— start —

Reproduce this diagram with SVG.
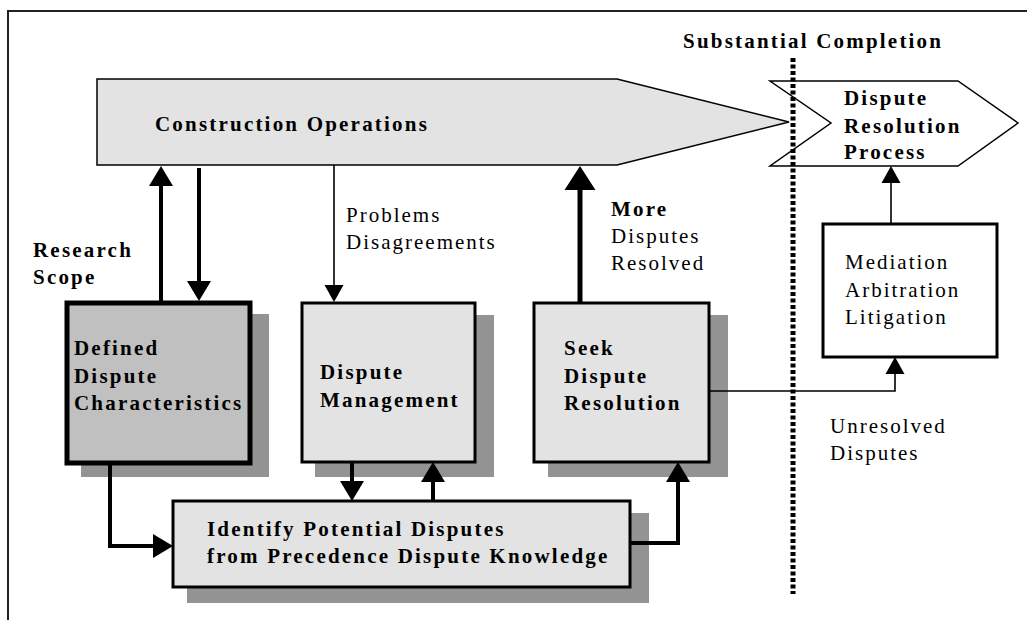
<svg xmlns="http://www.w3.org/2000/svg" width="1027" height="620" viewBox="0 0 1027 620">
  <style>
    .b { font-family: "Liberation Serif", "Times New Roman", serif; font-size: 21px; font-weight: bold; letter-spacing: 2.2px; fill: #000; }
    .r { font-family: "Liberation Serif", "Times New Roman", serif; font-size: 21px; letter-spacing: 2px; fill: #000; }
    .shadow { fill: #939393; }
    .box { fill: #e3e3e3; stroke: #000; stroke-width: 3; }
    .thick { fill: none; stroke: #000; stroke-width: 4; }
    .thin { fill: none; stroke: #000; stroke-width: 1.6; }
  </style>
  <defs>
    <marker id="ah" markerUnits="userSpaceOnUse" markerWidth="22" markerHeight="26" refX="0" refY="12" orient="auto" overflow="visible">
      <path d="M0,0 L20,12 L0,24 Z" fill="#000"/>
    </marker>
    <marker id="ah-big" markerUnits="userSpaceOnUse" markerWidth="26" markerHeight="32" refX="0" refY="15.5" orient="auto" overflow="visible">
      <path d="M0,0 L24,15.5 L0,31 Z" fill="#000"/>
    </marker>
    <marker id="ah-thin" markerUnits="userSpaceOnUse" markerWidth="19" markerHeight="20" refX="0" refY="9.5" orient="auto" overflow="visible">
      <path d="M0,0 L17,9.5 L0,19 Z" fill="#000"/>
    </marker>
  </defs>

  <!-- page frame -->
  <path d="M8,620 V11 H1027" fill="none" stroke="#222" stroke-width="2"/>

  <text class="b" x="683" y="48">Substantial Completion</text>

  <g id="construction-operations">
    <path d="M97,79 H617 L789,122 L617,165 H97 Z" fill="#e3e3e3" stroke="#000" stroke-width="1.5"/>
    <text class="b" x="155" y="131">Construction Operations</text>
  </g>

  <g id="dispute-resolution-process">
    <path d="M770,81 H958 L1018,123 L958,166 H770 L831,123 Z" fill="#fff" stroke="#000" stroke-width="1.5"/>
    <text class="b" x="844" y="105">Dispute</text>
    <text class="b" x="844" y="133">Resolution</text>
    <text class="b" x="844" y="159">Process</text>
  </g>

  <g id="research-scope">
    <text class="b" x="33" y="257">Research</text>
    <text class="b" x="33" y="284">Scope</text>
  </g>

  <g id="defined-dispute-characteristics">
    <rect class="shadow" x="81" y="314" width="188" height="163"/>
    <rect x="67" y="303" width="183" height="160" fill="#c0c0c0" stroke="#000" stroke-width="5"/>
    <text class="b" x="74" y="355">Defined</text>
    <text class="b" x="74" y="383">Dispute</text>
    <text class="b" x="74" y="410">Characteristics</text>
  </g>

  <g id="dispute-management">
    <rect class="shadow" x="315" y="315" width="179" height="162"/>
    <rect class="box" x="302" y="303" width="173" height="159"/>
    <text class="b" x="320" y="379">Dispute</text>
    <text class="b" x="320" y="407">Management</text>
  </g>

  <g id="seek-dispute-resolution">
    <rect class="shadow" x="548" y="315" width="180" height="162"/>
    <rect class="box" x="534" y="303" width="175" height="159"/>
    <text class="b" x="564" y="355">Seek</text>
    <text class="b" x="564" y="383">Dispute</text>
    <text class="b" x="564" y="410">Resolution</text>
  </g>

  <g id="identify-potential-disputes">
    <rect class="shadow" x="187" y="513" width="462" height="90"/>
    <rect class="box" x="173" y="501" width="457" height="86"/>
    <text class="b" x="207" y="536">Identify Potential Disputes</text>
    <text class="b" x="207" y="563">from Precedence Dispute Knowledge</text>
  </g>

  <g id="mediation-arbitration-litigation">
    <rect x="823" y="224" width="174" height="133" fill="#fff" stroke="#000" stroke-width="3"/>
    <text class="r" x="845" y="269">Mediation</text>
    <text class="r" x="845" y="297">Arbitration</text>
    <text class="r" x="845" y="324">Litigation</text>
  </g>

  <g id="connectors">
    <path class="thick" d="M161,302 V186" marker-end="url(#ah)"/>
    <path class="thick" d="M199,168 V281" marker-end="url(#ah)"/>
    <path class="thin" d="M334,165 V285" marker-end="url(#ah-thin)"/>
    <path fill="none" stroke="#000" stroke-width="5" d="M580,303 V190" marker-end="url(#ah-big)"/>
    <path class="thick" d="M110,463 V546 H153" marker-end="url(#ah)"/>
    <path class="thick" d="M352,462 V481" marker-end="url(#ah)"/>
    <path class="thick" d="M433,501 V482" marker-end="url(#ah)"/>
    <path class="thick" d="M630,543 H678 V482" marker-end="url(#ah)"/>
    <path class="thin" d="M709,391 H895 V374" marker-end="url(#ah-thin)"/>
    <path class="thin" d="M891,224 V183" marker-end="url(#ah-thin)"/>
  </g>

  <g id="connector-labels">
    <text class="r" x="346" y="222">Problems</text>
    <text class="r" x="346" y="249">Disagreements</text>
    <text class="b" x="611" y="216">More</text>
    <text class="r" x="611" y="243">Disputes</text>
    <text class="r" x="611" y="270">Resolved</text>
    <text class="r" x="830" y="433">Unresolved</text>
    <text class="r" x="830" y="460">Disputes</text>
  </g>

  <!-- substantial completion milestone -->
  <line x1="793" y1="58" x2="793" y2="594" stroke="#000" stroke-width="5" stroke-dasharray="4 2.5"/>
</svg>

— end —

**Aim of the task**: Repeat the data in full and exactly. Omit pictures.

**Response below**:
Reproduce this diagram with SVG.
<svg xmlns="http://www.w3.org/2000/svg" width="1027" height="620" viewBox="0 0 1027 620">
  <style>
    .b { font-family: "Liberation Serif", "Times New Roman", serif; font-size: 21px; font-weight: bold; letter-spacing: 2.2px; fill: #000; }
    .r { font-family: "Liberation Serif", "Times New Roman", serif; font-size: 21px; letter-spacing: 2px; fill: #000; }
    .shadow { fill: #939393; }
    .box { fill: #e3e3e3; stroke: #000; stroke-width: 3; }
    .thick { fill: none; stroke: #000; stroke-width: 4; }
    .thin { fill: none; stroke: #000; stroke-width: 1.6; }
  </style>
  <defs>
    <marker id="ah" markerUnits="userSpaceOnUse" markerWidth="22" markerHeight="26" refX="0" refY="12" orient="auto" overflow="visible">
      <path d="M0,0 L20,12 L0,24 Z" fill="#000"/>
    </marker>
    <marker id="ah-big" markerUnits="userSpaceOnUse" markerWidth="26" markerHeight="32" refX="0" refY="15.5" orient="auto" overflow="visible">
      <path d="M0,0 L24,15.5 L0,31 Z" fill="#000"/>
    </marker>
    <marker id="ah-thin" markerUnits="userSpaceOnUse" markerWidth="19" markerHeight="20" refX="0" refY="9.5" orient="auto" overflow="visible">
      <path d="M0,0 L17,9.5 L0,19 Z" fill="#000"/>
    </marker>
  </defs>

  <!-- page frame -->
  <path d="M8,620 V11 H1027" fill="none" stroke="#222" stroke-width="2"/>

  <text class="b" x="683" y="48">Substantial Completion</text>

  <g id="construction-operations">
    <path d="M97,79 H617 L789,122 L617,165 H97 Z" fill="#e3e3e3" stroke="#000" stroke-width="1.5"/>
    <text class="b" x="155" y="131">Construction Operations</text>
  </g>

  <g id="dispute-resolution-process">
    <path d="M770,81 H958 L1018,123 L958,166 H770 L831,123 Z" fill="#fff" stroke="#000" stroke-width="1.5"/>
    <text class="b" x="844" y="105">Dispute</text>
    <text class="b" x="844" y="133">Resolution</text>
    <text class="b" x="844" y="159">Process</text>
  </g>

  <g id="research-scope">
    <text class="b" x="33" y="257">Research</text>
    <text class="b" x="33" y="284">Scope</text>
  </g>

  <g id="defined-dispute-characteristics">
    <rect class="shadow" x="81" y="314" width="188" height="163"/>
    <rect x="67" y="303" width="183" height="160" fill="#c0c0c0" stroke="#000" stroke-width="5"/>
    <text class="b" x="74" y="355">Defined</text>
    <text class="b" x="74" y="383">Dispute</text>
    <text class="b" x="74" y="410">Characteristics</text>
  </g>

  <g id="dispute-management">
    <rect class="shadow" x="315" y="315" width="179" height="162"/>
    <rect class="box" x="302" y="303" width="173" height="159"/>
    <text class="b" x="320" y="379">Dispute</text>
    <text class="b" x="320" y="407">Management</text>
  </g>

  <g id="seek-dispute-resolution">
    <rect class="shadow" x="548" y="315" width="180" height="162"/>
    <rect class="box" x="534" y="303" width="175" height="159"/>
    <text class="b" x="564" y="355">Seek</text>
    <text class="b" x="564" y="383">Dispute</text>
    <text class="b" x="564" y="410">Resolution</text>
  </g>

  <g id="identify-potential-disputes">
    <rect class="shadow" x="187" y="513" width="462" height="90"/>
    <rect class="box" x="173" y="501" width="457" height="86"/>
    <text class="b" x="207" y="536">Identify Potential Disputes</text>
    <text class="b" x="207" y="563">from Precedence Dispute Knowledge</text>
  </g>

  <g id="mediation-arbitration-litigation">
    <rect x="823" y="224" width="174" height="133" fill="#fff" stroke="#000" stroke-width="3"/>
    <text class="r" x="845" y="269">Mediation</text>
    <text class="r" x="845" y="297">Arbitration</text>
    <text class="r" x="845" y="324">Litigation</text>
  </g>

  <g id="connectors">
    <path class="thick" d="M161,302 V186" marker-end="url(#ah)"/>
    <path class="thick" d="M199,168 V281" marker-end="url(#ah)"/>
    <path class="thin" d="M334,165 V285" marker-end="url(#ah-thin)"/>
    <path fill="none" stroke="#000" stroke-width="5" d="M580,303 V190" marker-end="url(#ah-big)"/>
    <path class="thick" d="M110,463 V546 H153" marker-end="url(#ah)"/>
    <path class="thick" d="M352,462 V481" marker-end="url(#ah)"/>
    <path class="thick" d="M433,501 V482" marker-end="url(#ah)"/>
    <path class="thick" d="M630,543 H678 V482" marker-end="url(#ah)"/>
    <path class="thin" d="M709,391 H895 V374" marker-end="url(#ah-thin)"/>
    <path class="thin" d="M891,224 V183" marker-end="url(#ah-thin)"/>
  </g>

  <g id="connector-labels">
    <text class="r" x="346" y="222">Problems</text>
    <text class="r" x="346" y="249">Disagreements</text>
    <text class="b" x="611" y="216">More</text>
    <text class="r" x="611" y="243">Disputes</text>
    <text class="r" x="611" y="270">Resolved</text>
    <text class="r" x="830" y="433">Unresolved</text>
    <text class="r" x="830" y="460">Disputes</text>
  </g>

  <!-- substantial completion milestone -->
  <line x1="793" y1="58" x2="793" y2="594" stroke="#000" stroke-width="5" stroke-dasharray="4 2.5"/>
</svg>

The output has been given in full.